Rock Hill school board considers $7.7 million for school security, technology

Superintendent asks Rock Hill board for $7.7 million for security, technology

scetrone@heraldonline.comJanuary 14, 2013 

  • Beefing up safety and technology

    Rock Hill school officials on Monday asked the school board to approve spending some $7.7 million on technology and safety projects across the district.

    Here’s a look at some of the proposed projects:

    $1 million: Increase district-wide wireless access and upgrade infrastructure.

    $850,000: Convert media centers to “learning commons” at 12 elementary schools, one middle school and two high schools.

    $744,000: Upgrade access control, security systems at schools.

    $657,000: Replace 411 laptops with MacBook Pro laptops from Apple this school year.

    $390,000: Secure entrances at seven elementary schools and three middle schools.

    $364,705: Install and upgrade surveillance cameras at schools and stadium.

    $160,000: Replace and upgrade school bus security cameras.

    $22,000: Create a more robust safety drill program.

    $ 4,000: Provide high-visibility safety vests for administrators to wear when outside on campus.

— Rock Hill school officials want to spend more than $7.7 million on school safety and technology projects over the next three years.

At a meeting on Monday, members of Superintendent Lynn Moody’s staff presented a series of “capital needs” to the seven-member school board, which has to vote on whether to spend the money.

The requests include:

$3.42 million to upgrade the district’s wireless network and add access points so more people can log on. The money also would buy about 700 MacBook Pro laptops and 2,000 desktop computers.

• $2.35 million to comply with safety and security measures recommended by Safe Havens International, a school safety consulting firm that reviewed the district’s 27 schools and eight support facilities and found a host of issues that should be addressed.

• $2 million to convert school libraries to “learning commons,” or hubs for digital research stocked with updated materials, computers and digital books.

To approve all of the projects, the school board will have to do some creative spending.

Part of it could come from $5 million in district reserves, which the school board voted last fall to put aside for construction and technology projects that might pop up. The rest would likely come from issuing bonds later this year, borrowing money that would be repaid with tax dollars.

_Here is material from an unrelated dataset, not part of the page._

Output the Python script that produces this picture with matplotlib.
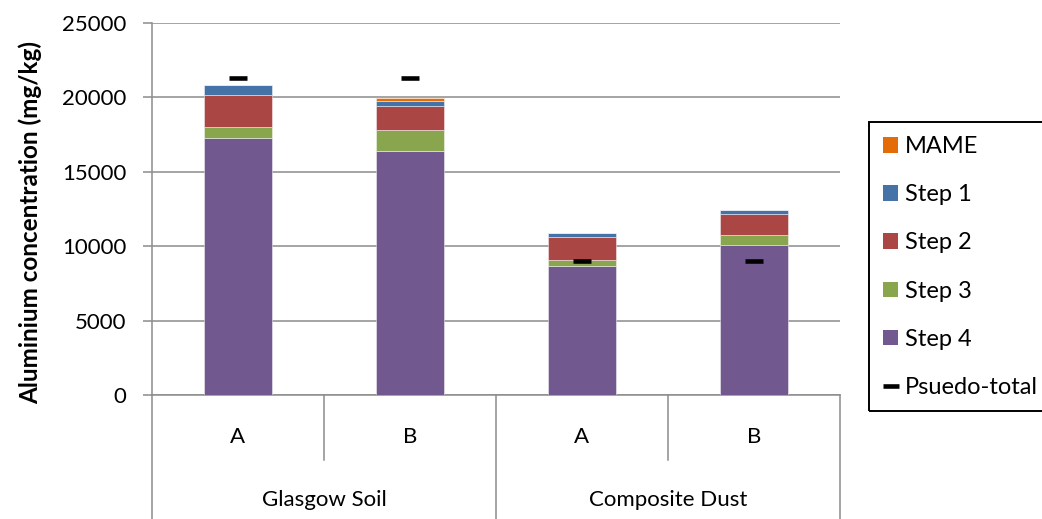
import matplotlib
matplotlib.use("Agg")
import matplotlib.pyplot as plt
import numpy as np
from matplotlib.patches import Patch, Rectangle
from matplotlib.lines import Line2D

plt.rcParams['font.family'] = ['Lato', 'DejaVu Sans']

# Fractionation of aluminium per sample (mg/kg)
samples = ["A", "B", "A", "B"]
groups = ["Glasgow Soil", "Composite Dust"]
step4 = [17250, 16370, 8700, 10090]
step3 = [750, 1410, 360, 630]
step2 = [2130, 1660, 1565, 1430]
step1 = [700, 310, 295, 270]
mame = [0, 230, 0, 0]
pseudo_total = [21300, 21300, 9000, 9000]

series = [("Step 4", step4, "#71588F"),
          ("Step 3", step3, "#89A54E"),
          ("Step 2", step2, "#AA4643"),
          ("Step 1", step1, "#4572A7"),
          ("MAME", mame, "#E36C09")]

W, H = 1042, 519
fig = plt.figure(figsize=(W / 100, H / 100), dpi=100)
ax = fig.add_axes([152 / W, 124 / H, 688 / W, 372 / H])

x = np.arange(len(samples))
bottom = np.zeros(len(samples))
for name, vals, col in series:
    vals = np.array(vals, dtype=float)
    ax.bar(x, vals, 0.4, bottom=bottom, color=col,
           edgecolor=(1, 1, 1, 0.45), linewidth=0.7, zorder=3)
    bottom += vals

ax.plot(x, pseudo_total, linestyle="none", marker="_", markersize=13.5,
        markeredgewidth=3.3, color="black", zorder=4)

ax.set_xlim(-0.5, 3.5)
ax.set_ylim(0, 25000)
ax.set_yticks(np.arange(0, 25001, 5000))
ax.yaxis.grid(True, color="#8C8C8C", linewidth=1.1, zorder=0)
ax.set_axisbelow(True)
for s in ["top", "right"]:
    ax.spines[s].set_visible(False)
ax.spines["left"].set_color("#8C8C8C")
ax.spines["left"].set_linewidth(1.1)
ax.spines["bottom"].set_color("#8C8C8C")
ax.spines["bottom"].set_linewidth(1.1)
ax.tick_params(axis="y", length=6.5, width=1.1, color="#8C8C8C",
               labelsize=16, pad=12, labelcolor="black")
ax.set_xticks([])
ax.set_ylabel("Aluminium concentration (mg/kg)", fontsize=17.5,
              fontweight="bold", va="center")
ax.yaxis.set_label_coords(-0.177, 0.465)

# Two-level category axis
tr = ax.get_xaxis_transform()
for xi in [0.5, 2.5]:
    ax.plot([xi, xi], [0, -0.175], transform=tr, color="#8C8C8C",
            linewidth=1.1, clip_on=False)
for xi in [-0.5, 1.5, 3.5]:
    ax.plot([xi, xi], [0, -0.34], transform=tr, color="#8C8C8C",
            linewidth=1.1, clip_on=False)
for xi, lab in zip(x, samples):
    ax.text(xi, -0.113, lab, transform=tr, ha="center", va="center",
            fontsize=16)
for gi, g in enumerate(groups):
    ax.text(gi * 2 + 0.5, -0.282, g, transform=tr, ha="center",
            va="center", fontsize=16)

handles = [Patch(facecolor=c, label=n) for n, _, c in reversed(series)]
handles.append(Line2D([], [], linestyle="none", marker="_", markersize=11,
                      markeredgewidth=3.3, color="black",
                      label="Psuedo-total"))
leg = fig.legend(handles=handles, loc="upper left",
                 bbox_to_anchor=(869 / W, 1 - 122 / H), fontsize=17,
                 frameon=False, borderpad=0.6, labelspacing=1.15,
                 handlelength=0.64, handleheight=0.64, handletextpad=0.3,
                 borderaxespad=0)
# Legend border running off the right edge of the figure
fig.add_artist(Rectangle((869 / W, 1 - 411 / H), 200 / W, 289 / H,
                         transform=fig.transFigure, fill=False,
                         edgecolor="black", linewidth=1.4))

fig.savefig("out.png", dpi=100, facecolor="white")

The board is expected to vote on at least some of the requests on Jan. 28.

School safety

The money requested for safety-related projects would let the district comply with all of Safe Havens’ recommendations, said Laney Burris, the district’s safety and risk management coordinator. In a 63-page report, the firm praised Rock Hill schools for its comprehensive crisis plans but detailed a list of issues that leave the district ill-prepared to react to a crisis such as a mass shooting.

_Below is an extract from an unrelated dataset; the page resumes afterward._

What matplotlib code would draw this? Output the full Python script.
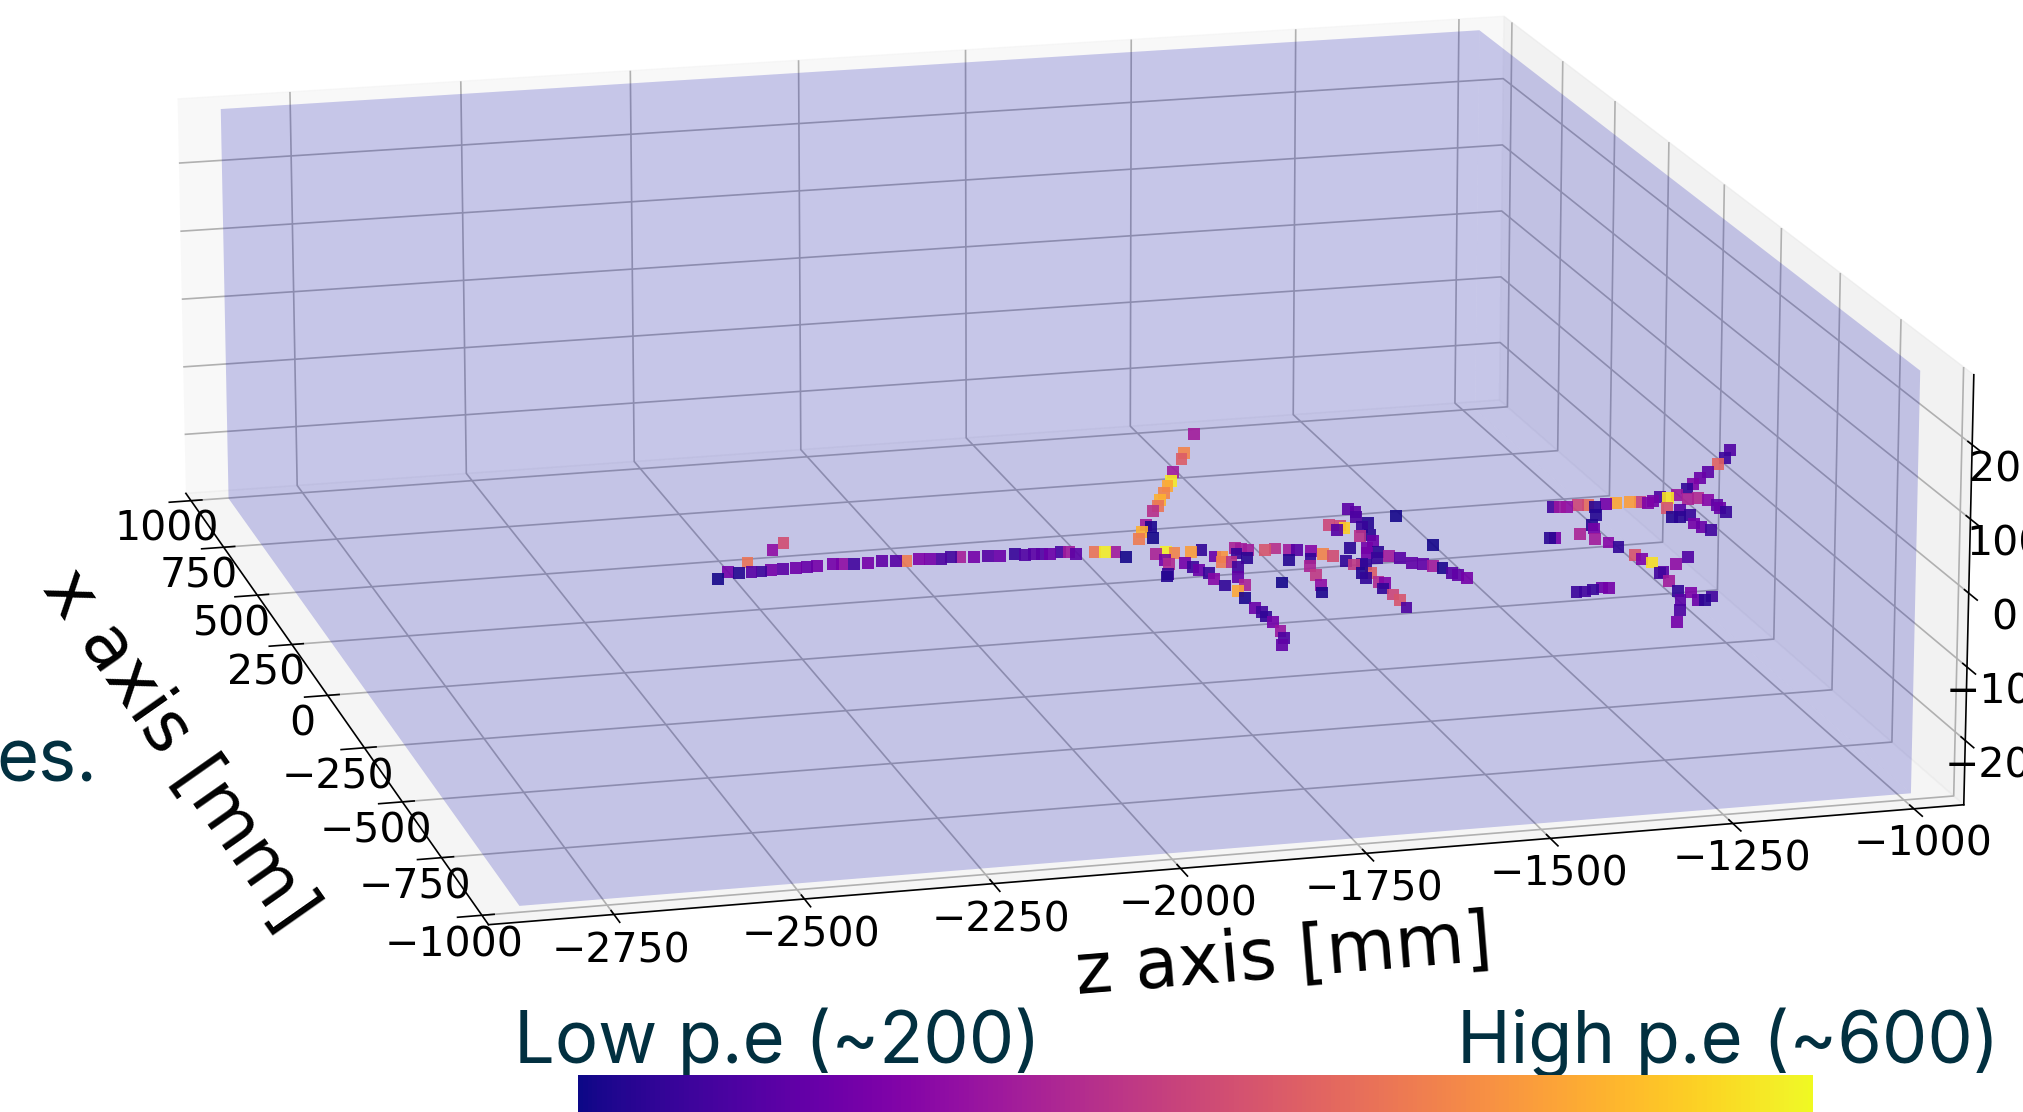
import matplotlib
matplotlib.use('Agg')
import matplotlib.pyplot as plt
from matplotlib.cm import ScalarMappable
from matplotlib.colors import Normalize
from mpl_toolkits.mplot3d.art3d import Poly3DCollection

# hits. the height is not readable so they all sit on y = 0
z_mm = [-2497,-2477,-2465,-2447,-2434,-2421,-2404,-2386,-2371,-2357,-2335,-2323,-2308,-2288,-2268,-2251,-2237,
    -2219,-2205,-2190,-2176,-2164,-2147,-2127,-2112,-2090,-2079,-2066,-2056,-2045,-2030,-2019,-2012,-1985,
    -1973,-1959,-1952,-2442,-2396,-2374,-1702,-1742,-1753,-1782,-1795,-1807,-1820,-1835,-1846,-1858,-1886,
    -1881,-1900,-1893,-1913,-1909,-1895,-1885,-1906,-1906,-1920,-1924,-1863,-1847,-1884,-1879,-1875,-1867,
    -1867,-1862,-1852,-1836,-1853,-1852,-1848,-1849,-1847,-1849,-1853,-1865,-1838,-1828,-1836,-1824,-1806,
    -1799,-1821,-1834,-1801,-1794,-1786,-1765,-1750,-1734,-1724,-1747,-1786,-1707,-1718,-1696,-1685,-1728,
    -1733,-1739,-1748,-1676,-1670,-1660,-1655,-1672,-1673,-1660,-1662,-1656,-1665,-1661,-1659,-1661,-1603,
    -1597,-1604,-1596,-1550,-1542,-1610,-1649,-1636,-1634,-1646,-1624,-1610,-1614,-1654,-1632,-1639,-1622,
    -1633,-1614,-1603,-1594,-1582,-1572,-1562,-1557,-1552,-1544,-1015,-1035,-1053,-1078,-1099,-1117,-1132,
    -1334,-1325,-1316,-1299,-1286,-1280,-1261,-1247,-1226,-1213,-1205,-1195,-1179,-1171,-1187,-1155,-1147,
    -1132,-1122,-1118,-1119,-1116,-1174,-1195,-1185,-1168,-1176,-1171,-1164,-1290,-1310,-1312,-1339,-1326,
    -1314,-1307,-1298,-1295,-1287,-1292,-1286,-1292,-1234,-1259,-1295,-1281,-1283,-1260,-1274,-1305,-1320,
    -1341,-1382,-1376,-1425,-1414,-1401,-1387,-1378]
x_mm = [-555,-527,-536,-533,-536,-533,-533,-531,-529,-529,-527,-530,-534,-531,-528,-533,-535,
    -532,-535,-539,-535,-538,-542,-540,-544,-541,-549,-548,-550,-553,-549,-552,-562,-559,
    -563,-566,-594,-490,-440,-410,-31,-122,-150,-210,-250,-274,-305,-339,-366,-387,-451,
    -461,-484,-513,-516,-588,-585,-591,-641,-620,-684,-696,-593,-588,-639,-660,-677,-695,
    -721,-756,-785,-760,-820,-865,-885,-908,-933,-975,-1006,-1037,-621,-624,-647,-653,-614,
    -640,-675,-720,-590,-595,-602,-608,-604,-616,-619,-662,-761,-627,-662,-646,-657,-696,
    -739,-786,-820,-686,-704,-705,-708,-747,-771,-750,-790,-800,-822,-852,-879,-915,-446,
    -461,-488,-517,-495,-641,-536,-514,-520,-535,-540,-576,-575,-602,-629,-635,-658,-654,
    -684,-678,-692,-716,-725,-738,-749,-776,-787,-802,-298,-336,-361,-394,-423,-447,-466,
    -507,-510,-512,-508,-511,-523,-511,-512,-509,-512,-523,-514,-496,-506,-550,-494,-518,
    -517,-528,-554,-571,-589,-565,-596,-599,-592,-632,-650,-668,-559,-604,-621,-643,-670,
    -691,-713,-757,-777,-797,-845,-842,-884,-785,-811,-933,-944,-979,-969,-982,-973,-1017,
    -1070,-649,-650,-902,-904,-897,-892,-895]
pe_vals = [205,290,215,260,235,290,265,285,275,290,290,320,240,290,270,260,470,300,290,250,240,345,290,260,280,
    230,255,265,255,280,245,340,265,460,590,340,205,460,320,410,340,480,430,340,585,520,480,530,460,370,340,210,530,205,470,
    350,590,480,360,290,230,215,510,225,290,235,280,230,310,225,520,350,210,280,240,225,290,330,250,270,
    280,500,470,370,230,220,240,270,350,340,340,420,370,340,260,215,205,310,225,480,410,350,380,320,210,225,380,225,225,215,225,430,360,300,225,400,420,250,
    265,265,250,215,205,205,230,400,400,560,260,370,220,280,220,290,290,220,230,340,260,270,270,340,210,260,270,290,
    255,235,440,265,280,300,225,240,330,320,400,450,220,290,520,510,390,300,290,250,580,420,330,350,360,310,270,280,230,
    260,215,220,230,290,280,240,215,215,290,350,340,310,225,420,300,575,240,265,340,255,320,225,300,280,240,220,265,250,290,
    220,290,235,240,230,280,290]
y_level = 0

z_ticks = [-2750,-2500,-2250,-2000,-1750,-1500,-1250,-1000]
x_ticks = [-1000,-750,-500,-250,0,250,500,750,1000]
y_ticks = [-200,-100,0,100,200]

# detector volume
box_z = (-2866,-993)
box_x = (-1007,960)
box_y = (-277,295)

pe_low = 200
pe_high = 600

text_col = '#023040'
font = ['Inter','DejaVu Sans']

plt.rcParams['grid.linewidth'] = 1.2
plt.rcParams['axes.linewidth'] = 1.2
plt.rcParams['xtick.major.width'] = 1.2
plt.rcParams['ytick.major.width'] = 1.2

fig = plt.figure(figsize=(20.24,11.12),dpi=100)

# axes is bigger than the figure height, the box was fitted to the reference
s = 2070.771
cx = 1005.4965
cy = 465.122
ax = fig.add_axes([(cx-s/2)/2024,(1112-cy-s/2)/1112,s/2024,s/1112],projection='3d')
ax.patch.set_alpha(0)
ax.view_init(elev=15.6018,azim=-104.8324)
ax.set_proj_type('persp',focal_length=1.003)
ax.set_box_aspect((1,1.0453,0.2957))
ax.computed_zorder = False

ax.set_xlim(-2913.48,-930.78)
ax.set_ylim(-1040,1040)
ax.set_zlim(-287.73,293.81)
ax.set_xticks(z_ticks)
ax.set_yticks(x_ticks)
ax.set_zticks(y_ticks)
ax.tick_params(labelsize=29.5,pad=6)
ax.zaxis.set_ticks_position('lower')
ax.xaxis.set_pane_color((0.90,0.90,0.90,0.5))
ax.yaxis.set_pane_color((0.95,0.95,0.95,0.5))

ax.set_xlabel('z axis [mm]',fontsize=51,labelpad=58)
ax.set_ylabel('x axis [mm]',fontsize=51,labelpad=60)

z0,z1 = box_z
x0,x1 = box_x
y0,y1 = box_y
walls = [[(z0,x1,y0),(z1,x1,y0),(z1,x1,y1),(z0,x1,y1)],
    [(z1,x0,y0),(z1,x1,y0),(z1,x1,y1),(z1,x0,y1)],
    [(z0,x0,y0),(z1,x0,y0),(z1,x1,y0),(z0,x1,y0)]]
ax.add_collection3d(Poly3DCollection(walls,facecolor=(0,0,0.67,0.2),edgecolor='none',zorder=1))

ax.scatter(z_mm,x_mm,zs=y_level,c=pe_vals,cmap='plasma',vmin=pe_low,vmax=pe_high,marker='s',s=72,
    linewidths=0,alpha=0.9,depthshade=False,zorder=2)

cax = fig.add_axes([578/2024,0,1235/2024,37/1112],zorder=5)
cb = fig.colorbar(ScalarMappable(Normalize(pe_low,pe_high),'plasma'),cax=cax,orientation='horizontal')
cb.set_ticks([])
cb.outline.set_visible(False)

fig.text(514/2024,1-1063/1112,'Low p.e (~200)',fontsize=52,color=text_col,family=font,va='baseline')
fig.text(1999/2024,1-1063/1112,'High p.e (~600)',fontsize=52,color=text_col,family=font,va='baseline',ha='right')
fig.text(97/2024,1-782/1112,'es.',fontsize=52,color=text_col,family=font,va='baseline',ha='right')

fig.savefig('out.png',dpi=100)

Russell Bentley, a Safe Havens analyst and school security police chief, presented a summary of the report to the school board.

“You were already ahead of the curve,” he said.

But emergency plans should be beefed up and employees should undergo thorough crisis response training, among other fixes, he said.

Safe Havens is helping the district revise its crisis plans to include specific instructions for all employees. The firm already has started teaching a team of Rock Hill school employees to train district staff with videos and simulation exercises. It’s expected to take six to eight months.

“We are enabling you to move forward without us,” Bentley said.

The safety projects Moody proposes include securing entrances at seven elementary schools and three middle schools, adding security cameras and upgrading access-control equipment, among others.

Technology upgrades

About 700 of the district’s laptops and 2,000 desktop computers are so old that they need to be replaced, Technology Director Joel Whitesides told the board.

Whitesides wants to replace each laptop with a Mac Book Pro, at a price of roughly $1,600 each. Upgrading the wireless network would cost about $1 million.

He recommended replacing about 400 laptops this school year and waiting until next school to replace desk top computers and the other laptops.

School board Chairman Jim Vining wasn’t sold on the laptops.

“The MacBook is a great device,” he said. But “it’s 30 percent more (than a PC laptop). What’s the justification?”

Whitesides said that MacBooks fit better with the district’s plans, which include heavy use of products by software and computing giant Apple.

“The operating systems work together,” he said. “That’s the beauty of it. ... Teachers really like it.”

Learning commons

As the district moves ahead with iRock – Moody’s plan to get an iPad to every student to enhance learning – officials propose reconfiguring school libraries.

That means adding digital books, mobile device charging stations and digital research centers.

Schools that have embraced the idea now call their media centers “21st-century learning commons.”

Moody proposed spending $2,046,367 over three years to make the changes at most schools.

Vining expects questions from the board.

“My read is safety will be unanimous,” he said. “But the technology (requests) will be interesting.”